GARY
HOFFMAN Chamber Recital
Yong
Siew Toh Conservatory Concert Hall
Sunday
(17 January 2016 )
This review was published by The Straits Times on 19 January 2016 with the title "Cellist Gary Hoffman tugs at heartstrings".
A fairly sizeable audience turned up on a
Sunday afternoon for a chamber concert by the Canadian cellist Gary Hoffman,
who has developed a reputation as one of the world's leading chamber musicians.
Performing with faculty and students of the Conservatory, the programme offered
could scarcely have been more inviting as well.
Czech nationalist composer Leos Janacek's
Pohadka is a musical fairy-tale in
three short movements, scored in an unmistakeably haunting idiom with piquant
harmonies and short repeated motifs which are largely derived from folk music.
Hoffman's 1662 Amati cello opened with pizzicatos, sang and then wept, ably supported
by Indonesian pianist Anthony Hartono's sensitive playing with well-nuanced
pedalling.
That unusual palate-cleanser yielded the
whiff of a breath mint before the more opulent offering of Anton Arensky's First Piano Trio in D minor. Colleague
of Tchaikovsky and teacher of Rachmaninov, Arensky mined the same rich melodic
vein which has come to characterise Russian romanticism.
Melancholic and sometimes sentimental,
its thematic interest was shared by Hoffman's lush cello sound and Ukrainian
Oleksandr Korniev's violin, which was every bit his match. Malaysian pianist
Yap Sin Yee's busy part ranged from big-boned chords to an unexpected
whimsicality in the scherzo 2nd movement which exuded salon-like
schmaltz that recalled Saint-Saƫns' frivolities.
In the slow movement, Elegia (Elegy), the dyed-in-the-wool Russian brooding came to the fore,
contrasted by a gossamer-light and dreamy central section. The passionate
finale was conducted at high voltage but was not without moments of levity, and
a reprise of the 1st movement's opening theme. This seemed like a
reminiscence of a past age, a yearning for the good old days.
The second half comprised just
Rachmaninov's mighty Cello Sonata in
G minor, which was a re-run of the heart-on-sleeve emotions displayed earlier
in the Arensky trio. It seems one could not have enough of a good thing,
because the performance with pianist and conservatory don Albert Tiu was a
total treat.
Hoffman's entry, literally a heave and
sigh, was good enough to keep one transfixed for the work's entire 35-minute
duration. His shaping of melodic phrases was excellent, keeping the thematic
thrust and narrative coherent. He was aided by Tiu's unerring pianism,
maintaining a cool head despite the multitudes of notes.

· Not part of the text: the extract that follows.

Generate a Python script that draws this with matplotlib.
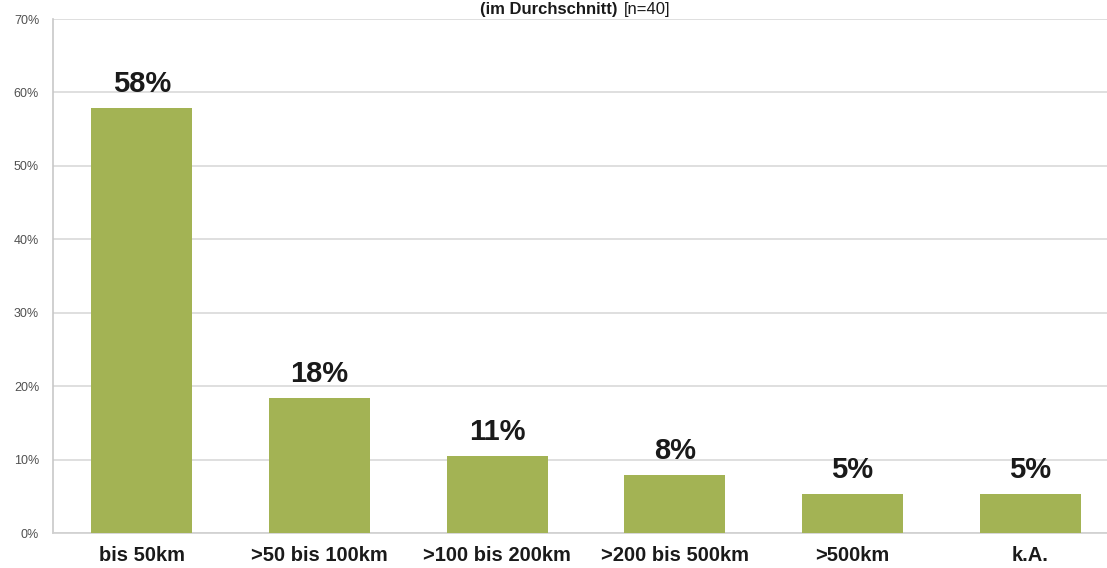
import matplotlib
matplotlib.use("Agg")
import matplotlib.pyplot as plt
from matplotlib.ticker import FuncFormatter

plt.rcParams['font.family'] = ['Liberation Sans', 'DejaVu Sans']

categories = ["bis 50km", ">50 bis 100km", ">100 bis 200km", ">200 bis 500km", ">500km", "k.A."]
shares = [57.89, 18.42, 10.53, 7.89, 5.26, 5.26]
y_ticks = [0, 10, 20, 30, 40, 50, 60, 70]

bar_color = "#A3B354"
grid_color = "#D9D9D9"

fig = plt.figure(figsize=(11.07, 5.68), dpi=100)
ax = fig.add_axes([53 / 1107, 35 / 568, 1066 / 1107, 514 / 568])

x = range(len(categories))
bars = ax.bar(x, shares, width=0.57, color=bar_color, zorder=3)

ax.set_xlim(-0.5, len(categories) - 0.5)
ax.set_ylim(0, 70)
ax.set_yticks(y_ticks)
ax.yaxis.set_major_formatter(FuncFormatter(lambda v, p: f"{v:.0f}%"))
ax.tick_params(axis='y', length=0, labelsize=9, labelcolor="#505050", pad=10)
ax.tick_params(axis='x', length=0, pad=9.5)
ax.set_xticks(list(x))
ax.set_xticklabels(categories, fontsize=14.5, fontweight='bold', color="#1a1a1a")

ax.grid(axis='y', color=grid_color, linewidth=1.2, zorder=0)
for side in ("top", "right"):
    ax.spines[side].set_visible(False)
ax.spines["left"].set_color("#C8C8C8")
ax.spines["bottom"].set_color("#D0D0D0")
ax.spines["left"].set_linewidth(1.2)
ax.spines["bottom"].set_linewidth(1.2)

for rect, val in zip(bars, shares):
    ax.annotate(f"{val:.0f}%", (rect.get_x() + rect.get_width() / 2, val),
                xytext=(0, 10), textcoords="offset pixels",
                ha="center", va="bottom", fontsize=21, fontweight="bold",
                color="#1a1a1a")

# Title in the narrow band above the plot area
fig.text(618 / 1107, 1 - 14 / 568, "(im Durchschnitt)", ha="right", va="baseline",
         fontsize=12, fontweight="bold", color="#1a1a1a")
fig.text(624 / 1107, 1 - 14 / 568, "[n=40]", ha="left", va="baseline",
         fontsize=12, color="#1a1a1a")

fig.savefig("out.png", dpi=100)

The piano's bluster
could have easily overwhelmed the cello, but that was never the case in this
true partnership of equals.
The Andante slow movement tugged at the
heart-strings with its unabashed lyricism, one of many high points in the
recital. The hell-for-leather finale swept everything before it and the sonata
concluded with the vocal ovation the performance deserved. One suspects the
name of Rachmaninov helped draw the audience, but it is the quality of the
playing that keeps them coming again.